● **Dataset section**

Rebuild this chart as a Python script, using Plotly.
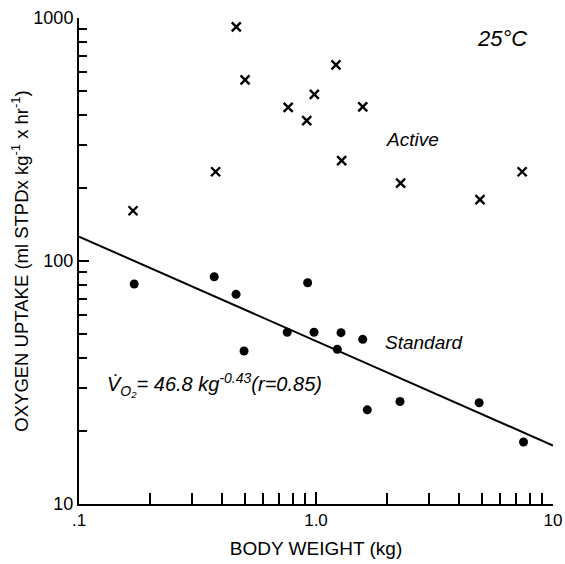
import plotly.graph_objects as go

# Active (X markers)
active_x = [0.169, 0.377, 0.461, 0.502, 0.763, 0.914, 0.984, 1.214, 1.283, 1.575, 2.275, 4.92, 7.41]
active_y = [161, 233, 920, 556, 429, 378, 485, 641, 259, 431, 209, 179, 233]

# Standard (filled dots)
std_x = [0.171, 0.372, 0.460, 0.497, 0.756, 0.922, 0.981, 1.23, 1.275, 1.575, 1.646, 2.262, 4.88, 7.51]
std_y = [80.4, 86.1, 72.9, 42.6, 50.9, 81.4, 50.9, 43.3, 50.7, 47.6, 24.4, 26.4, 26.1, 18.0]

# Regression line endpoints
fit_x = [0.1, 10]
fit_y = [126, 17.4]

x_tickvals = [0.1, 1, 10]
x_ticktext = [".1", "1.0", "10"]
y_tickvals = [10, 100, 1000]
y_ticktext = ["10", "100", "1000"]
x_minor = [0.2, 0.3, 0.4, 0.5, 0.6, 0.7, 0.8, 0.9, 2, 3, 4, 5, 6, 7, 8, 9]
y_minor = [20, 30, 40, 50, 60, 70, 80, 90, 200, 300, 400, 500, 600, 700, 800, 900]

FONT = "Liberation Sans"

fig = go.Figure()
fig.add_trace(go.Scatter(x=fit_x, y=fit_y, mode="lines",
                         line=dict(color="black", width=2), showlegend=False))
fig.add_trace(go.Scatter(x=std_x, y=std_y, mode="markers",
                         marker=dict(symbol="circle", size=9, color="black"),
                         showlegend=False))
fig.add_trace(go.Scatter(x=active_x, y=active_y, mode="markers",
                         marker=dict(symbol="x-thin-open", size=9, color="black",
                                     line=dict(color="black", width=2.4)),
                         showlegend=False))

fig.update_layout(
    width=565, height=564,
    margin=dict(l=79, r=12, t=18, b=60),
    paper_bgcolor="white", plot_bgcolor="white",
    font=dict(family=FONT, color="black", size=16),
    xaxis=dict(type="log", range=[-1, 1], showgrid=False, zeroline=False,
               automargin=False,
               showline=True, linecolor="black", linewidth=2,
               tickvals=x_tickvals, ticktext=x_ticktext,
               ticks="inside", ticklen=12, tickwidth=1.5, tickcolor="black",
               minor=dict(tickvals=x_minor, ticks="inside", ticklen=11,
                          tickwidth=1.5, tickcolor="black", showgrid=False),
               tickfont=dict(size=17),
               title=dict(text="BODY WEIGHT (kg)", font=dict(size=19), standoff=12)),
    yaxis=dict(type="log", range=[1, 3], showgrid=False, zeroline=False,
               automargin=False,
               showline=True, linecolor="black", linewidth=2,
               tickvals=y_tickvals, ticktext=y_ticktext,
               ticks="inside", ticklen=10, tickwidth=1.5, tickcolor="black",
               minor=dict(tickvals=y_minor, ticks="inside", ticklen=8,
                          tickwidth=1.5, tickcolor="black", showgrid=False),
               tickfont=dict(size=18),
               title=dict(text="OXYGEN UPTAKE (ml STPDx kg<sup>-1</sup> x hr<sup>-1</sup>)",
                          font=dict(size=18.5), standoff=0)),
    annotations=[
        dict(text="<i>25°C</i>", xref="paper", yref="paper", x=0.892, y=0.958,
             xanchor="center", yanchor="middle",
             showarrow=False, font=dict(size=22)),
        dict(text="<i>Active</i>", xref="paper", yref="paper", x=0.703, y=0.749,
             xanchor="center", yanchor="middle",
             showarrow=False, font=dict(size=19)),
        dict(text="<i>Standard</i>", xref="paper", yref="paper", x=0.728, y=0.333,
             xanchor="center", yanchor="middle",
             showarrow=False, font=dict(size=19)),
        dict(text="<i>V̇<sub>O₂</sub>= 46.8 kg<sup>-0.43</sup>(r=0.85)</i>",
             xref="paper", yref="paper", x=0.055, y=0.245,
             xanchor="left", yanchor="middle",
             showarrow=False, font=dict(size=20)),
    ],
)

fig.write_html("out.html")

● **Exercise task**
Each line of the data is to be duplicated exactly; pictures stay out of the copy.

● **Solution to this task**
Rebuild this chart as a Python script, using Plotly.
import plotly.graph_objects as go

# Active (X markers)
active_x = [0.169, 0.377, 0.461, 0.502, 0.763, 0.914, 0.984, 1.214, 1.283, 1.575, 2.275, 4.92, 7.41]
active_y = [161, 233, 920, 556, 429, 378, 485, 641, 259, 431, 209, 179, 233]

# Standard (filled dots)
std_x = [0.171, 0.372, 0.460, 0.497, 0.756, 0.922, 0.981, 1.23, 1.275, 1.575, 1.646, 2.262, 4.88, 7.51]
std_y = [80.4, 86.1, 72.9, 42.6, 50.9, 81.4, 50.9, 43.3, 50.7, 47.6, 24.4, 26.4, 26.1, 18.0]

# Regression line endpoints
fit_x = [0.1, 10]
fit_y = [126, 17.4]

x_tickvals = [0.1, 1, 10]
x_ticktext = [".1", "1.0", "10"]
y_tickvals = [10, 100, 1000]
y_ticktext = ["10", "100", "1000"]
x_minor = [0.2, 0.3, 0.4, 0.5, 0.6, 0.7, 0.8, 0.9, 2, 3, 4, 5, 6, 7, 8, 9]
y_minor = [20, 30, 40, 50, 60, 70, 80, 90, 200, 300, 400, 500, 600, 700, 800, 900]

FONT = "Liberation Sans"

fig = go.Figure()
fig.add_trace(go.Scatter(x=fit_x, y=fit_y, mode="lines",
                         line=dict(color="black", width=2), showlegend=False))
fig.add_trace(go.Scatter(x=std_x, y=std_y, mode="markers",
                         marker=dict(symbol="circle", size=9, color="black"),
                         showlegend=False))
fig.add_trace(go.Scatter(x=active_x, y=active_y, mode="markers",
                         marker=dict(symbol="x-thin-open", size=9, color="black",
                                     line=dict(color="black", width=2.4)),
                         showlegend=False))

fig.update_layout(
    width=565, height=564,
    margin=dict(l=79, r=12, t=18, b=60),
    paper_bgcolor="white", plot_bgcolor="white",
    font=dict(family=FONT, color="black", size=16),
    xaxis=dict(type="log", range=[-1, 1], showgrid=False, zeroline=False,
               automargin=False,
               showline=True, linecolor="black", linewidth=2,
               tickvals=x_tickvals, ticktext=x_ticktext,
               ticks="inside", ticklen=12, tickwidth=1.5, tickcolor="black",
               minor=dict(tickvals=x_minor, ticks="inside", ticklen=11,
                          tickwidth=1.5, tickcolor="black", showgrid=False),
               tickfont=dict(size=17),
               title=dict(text="BODY WEIGHT (kg)", font=dict(size=19), standoff=12)),
    yaxis=dict(type="log", range=[1, 3], showgrid=False, zeroline=False,
               automargin=False,
               showline=True, linecolor="black", linewidth=2,
               tickvals=y_tickvals, ticktext=y_ticktext,
               ticks="inside", ticklen=10, tickwidth=1.5, tickcolor="black",
               minor=dict(tickvals=y_minor, ticks="inside", ticklen=8,
                          tickwidth=1.5, tickcolor="black", showgrid=False),
               tickfont=dict(size=18),
               title=dict(text="OXYGEN UPTAKE (ml STPDx kg<sup>-1</sup> x hr<sup>-1</sup>)",
                          font=dict(size=18.5), standoff=0)),
    annotations=[
        dict(text="<i>25°C</i>", xref="paper", yref="paper", x=0.892, y=0.958,
             xanchor="center", yanchor="middle",
             showarrow=False, font=dict(size=22)),
        dict(text="<i>Active</i>", xref="paper", yref="paper", x=0.703, y=0.749,
             xanchor="center", yanchor="middle",
             showarrow=False, font=dict(size=19)),
        dict(text="<i>Standard</i>", xref="paper", yref="paper", x=0.728, y=0.333,
             xanchor="center", yanchor="middle",
             showarrow=False, font=dict(size=19)),
        dict(text="<i>V̇<sub>O₂</sub>= 46.8 kg<sup>-0.43</sup>(r=0.85)</i>",
             xref="paper", yref="paper", x=0.055, y=0.245,
             xanchor="left", yanchor="middle",
             showarrow=False, font=dict(size=20)),
    ],
)

fig.write_html("out.html")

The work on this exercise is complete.